Front and center, a young woman tries on a statement pair of Brutus-branded dungarees, the bib boldly lettered while her gaze drops to check the fit. The silhouette—fitted through the hips and flaring into wide legs—speaks to the late-1960s into 1970s shift toward denim as everyday uniform and nightlife swagger alike. Buttons and patches dot the fabric, turning workwear into personal style, the kind of detail that made British street fashion feel handmade, opinionated, and alive.

Behind her, the shop interior reads like a small stage set for youth culture: bright displays, racks and counters, and a patterned tile floor that grounds the scene in a real, working retail space rather than a studio. The candid posture—hands braced at the waist, shoulders relaxed—suggests a fitting-room moment spilling into the public area, where friends or staff hover just out of focus. It’s retail as social ritual, where trying on clothes becomes part of the day’s entertainment and identity-building.

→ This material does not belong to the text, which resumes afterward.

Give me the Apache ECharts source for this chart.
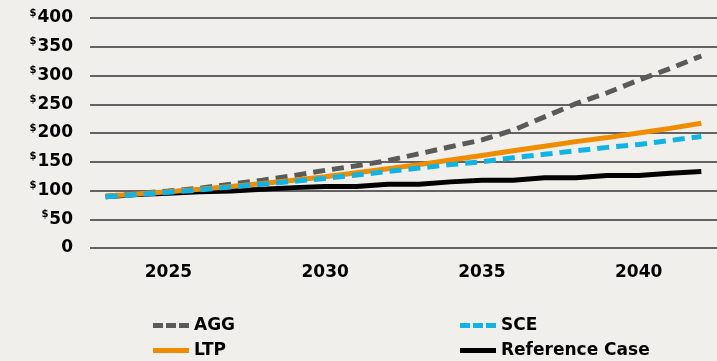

Brutus Fashion, as hinted by the title and reinforced by the logo in-frame, ties this photograph to the era when British style was increasingly defined from the street up, not only from catwalks or magazines. Denim, flares, and bold branding align with the decade’s appetite for new freedoms, new music, and new ways of being seen, especially in the everyday spaces where culture actually circulated. For anyone tracing 1960s and 70s British fashion and culture, the image offers a textured snapshot of how a label could become a badge—and how a simple pair of dungarees could carry the mood of a moment.